Oops. No the 2^6 should be on the inbound formula, and outbound have 2^16 in that place.
Net effect is the same though one is 2^150 and the other 2^160.


Thus total theoretical limit of simultaneous connections Squid can be juggling is  N * 2^151.
So, for example a single box HTTP CONNECT proxy might be listening on one IPv4 address and one IPv6 address, which would be making the outbound connections (and opening the TCP tunnel) and only able to make outbound connections to either port 80 or 443 (2^16 for each respective port, ignoring Alt-Svc).

Whereas for incoming, listening on dst-port (3128) (2^16 incoming), with a theoretical limit of 2^32 IPv4 addresses or 2^128 IPv6 addresses (or do you use 2^128 including IPv4)?

Ah, yes. I also assumed a typical hybrid or dual stack machine where IPv4 is mapped as part of the IPv6 2^128 range.


Reality can be significantly different for any given installation, but is imposed by configuration choices and thus can be altered as needed.
Understood, thanks! I think I’ve got a good idea now, with the clarifications.

Alex

On 17 Feb 2023, at 20:18, Amos Jeffries <squid3@xxxxxxxxxxxxx> wrote:

On 18/02/2023 12:14 am, divan.whelk.0u wrote:
Hi there!

I’m trying to understand what would the “theoretical” maximum amount of outgoing connections with squid setup as a HTTP CONNECT forward proxy would be (hardware permitting)?
As you likely know, each TCP/IP connection uses a 4-tuple identifier {src-IP, src-port, dst-IP, dst-port}.

So at face value there is a protocol imposed cap of (2^128 * 2^16 * 2^128 * 2^16) = 2^288 connections.

Being theoretical we have:
     * ignored reserved IP ranges,
     * ignored OS-specific ephemeral port reservations,
     * assumed IPv6 availability, and
     * assumed no access restrictions in Squid, network routing, nor firewall.

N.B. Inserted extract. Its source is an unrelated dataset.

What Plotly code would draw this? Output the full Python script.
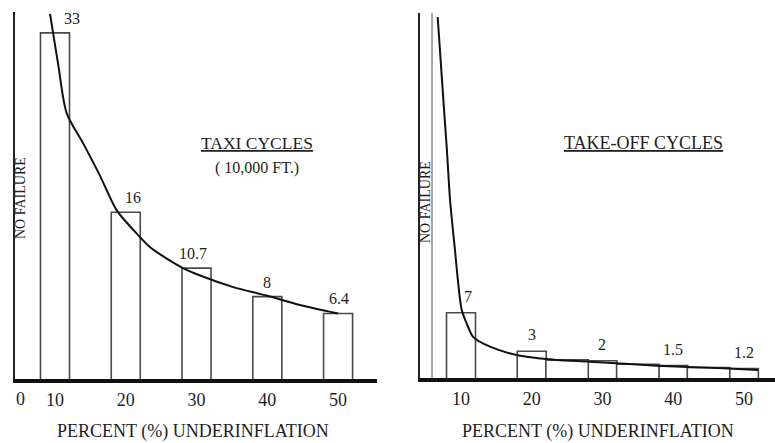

The factors to consider are:

  - Squid machine can be assigned multiple IP's.
     Thus src-IP on outbound and dst-IP on inbound are that N.

  - Squid can be configured to receive on up to 64 ports.
    Thus dst-port on inbound is 2^6.

  - DNS can provide any number of IPs for any given server name.
     Thus outbound dst-IP can be any 2^128 value.

  - modern websites use use Alt-Svc to spread across ports.
     Thus outbound dst-port can be any 2^16 value.

So for theoretical limit the math is:

  inbound =    2^128 * 2^16 * N * 2^16  = N * 2^160

  outbound =  N * 2^6 * 2^128 * 2^16 = N * 2^150

Inbound and outbound are normally independent, but CONNECT is a special case where they are pinned 1:1.

Thus total theoretical limit of simultaneous connections Squid can be juggling is  N * 2^151.

Reality can be significantly different for any given installation, but is imposed by configuration choices and thus can be altered as needed.


 From the  About bottlenecks (Max number of connections, etc.) thread, I saw mention of the following:

* The limit on number of connections any Squid can have attached is only limited by your configured FD limits and available server RAM. Squid uses ~64 KB per network socket for traffic state - which equates to around 2 GB of RAM just for I/O buffers at 20,000 concurrent client connections.
I assume the same would not apply on outgoing connections, and that there would be a limit of 65,536 connections to a single IP, port pair? For example, if we had 1 million users making requests via HTTP CONNECT, only 65K of them would be able to access the same website at any one time?
IIRC that quoted thread was discussing a Squid with more normal multiple-destination case hitting FD limits.  The 64K port limitation you refer to is a special case contingent on the "single destination with single IP:port" criteria - which itself is rarely true for a popular website. It assumes configuration restriction imposing that criteria somehow.